Mme Gelfand : Je ne peux pas me permettre de commentaires à ce sujet. Comme Kim l'indiquait, nos renseignements nous proviennent des données nationales que le Canada fournit à la communauté internationale.

Le sénateur Mitchell : Dans votre rapport, il est question du programme de financement accéléré, un engagement pris dans l'Accord de Copenhague auquel le Canada a adhéré. Il semblerait que les sommes prévues aient été déboursées, mais qu'elles n'aient pas encore été reçues par les bénéficiaires eux-mêmes. Qu'est-ce que cela signifie et pourquoi en est-il ainsi?

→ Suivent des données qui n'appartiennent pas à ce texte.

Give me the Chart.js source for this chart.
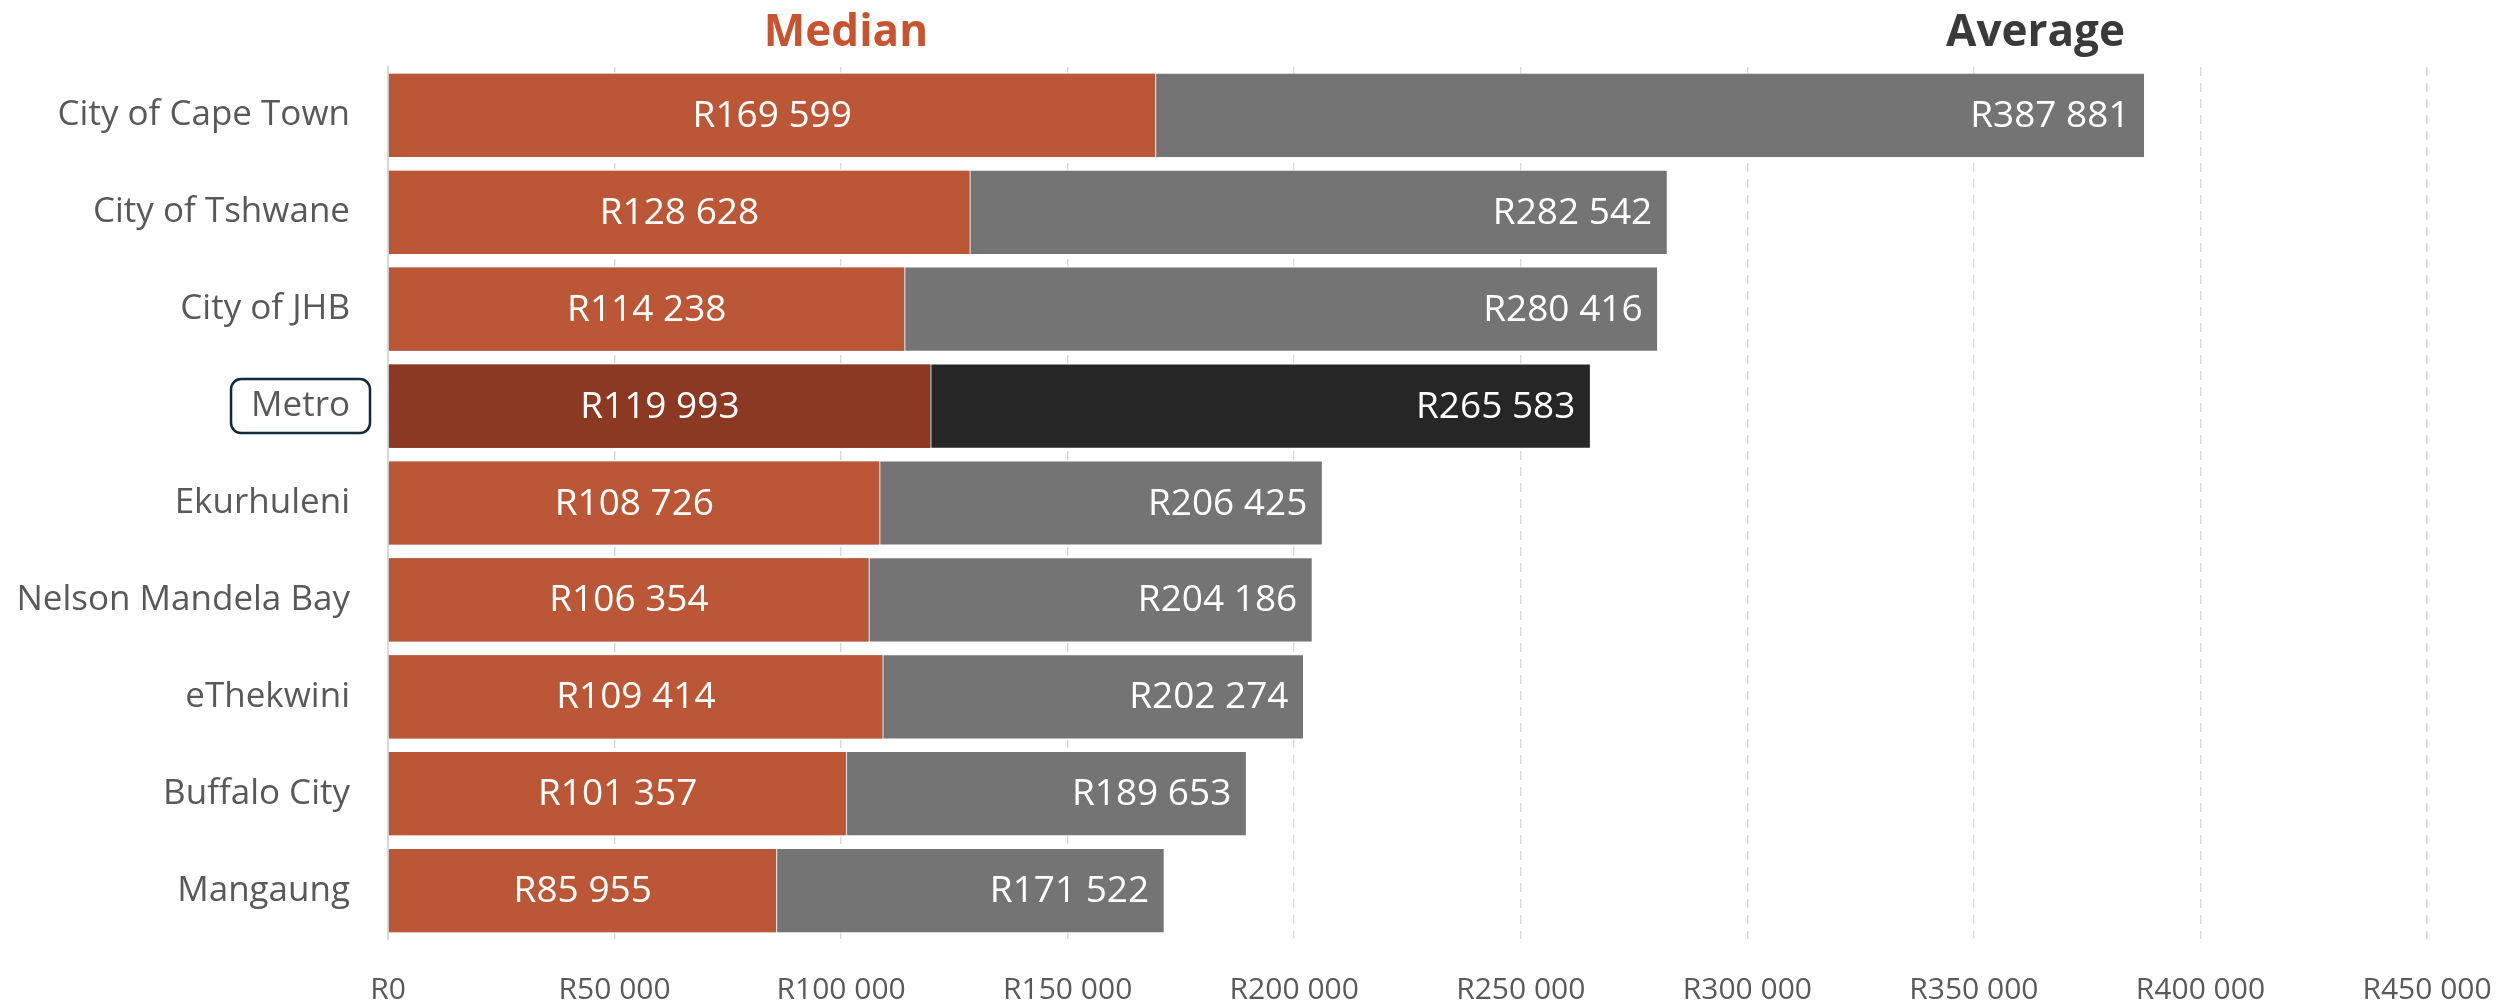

Mme Gelfand : Nous avons versé 1,2 milliard de dollars dans le cadre de ce programme. La plus grande partie de ces fonds a été dirigée vers des banques multilatérales comme la Société financière internationale et la Banque interaméricaine de développement. L'argent est toujours dans ces comptes bancaires et n'a pas encore été versé aux destinataires. Ces fonds visent à aider les pays en développement à réduire leurs émissions de gaz à effet de serre. Comme ces sommes ne sont pas encore accessibles à ceux qui réalisent les projets, il faut en conclure que les pays en question n'ont pas encore utilisé ces fonds pour réduire leurs émissions.

Le président : Voilà qui termine les questions que nous avions pour nos témoins. On a déjà répondu à celles des autres sénateurs encore sur ma liste.

Merci beaucoup, madame Gelfand, pour votre comparution et votre exposé. Tout cela était fort intéressant.

Comme mon vice-président souhaite faire un dernier commentaire, je vais lui laisser la parole.

Le sénateur Massicotte : Le sénateur Black ne se rend pas compte que nous le considérons comme « M. Sable bitumineux ». J'espère qu'il a pris bonne note des déficiences qui ont été relevées et qu'il nous reviendra très bientôt avec des solutions à appliquer.

Le sénateur Black : Merci beaucoup. J'en ai pris bonne note.

Le président : Merci encore à la commissaire et à ses collaborateurs. Nous vous sommes reconnaissants pour le temps que vous nous avez consacré.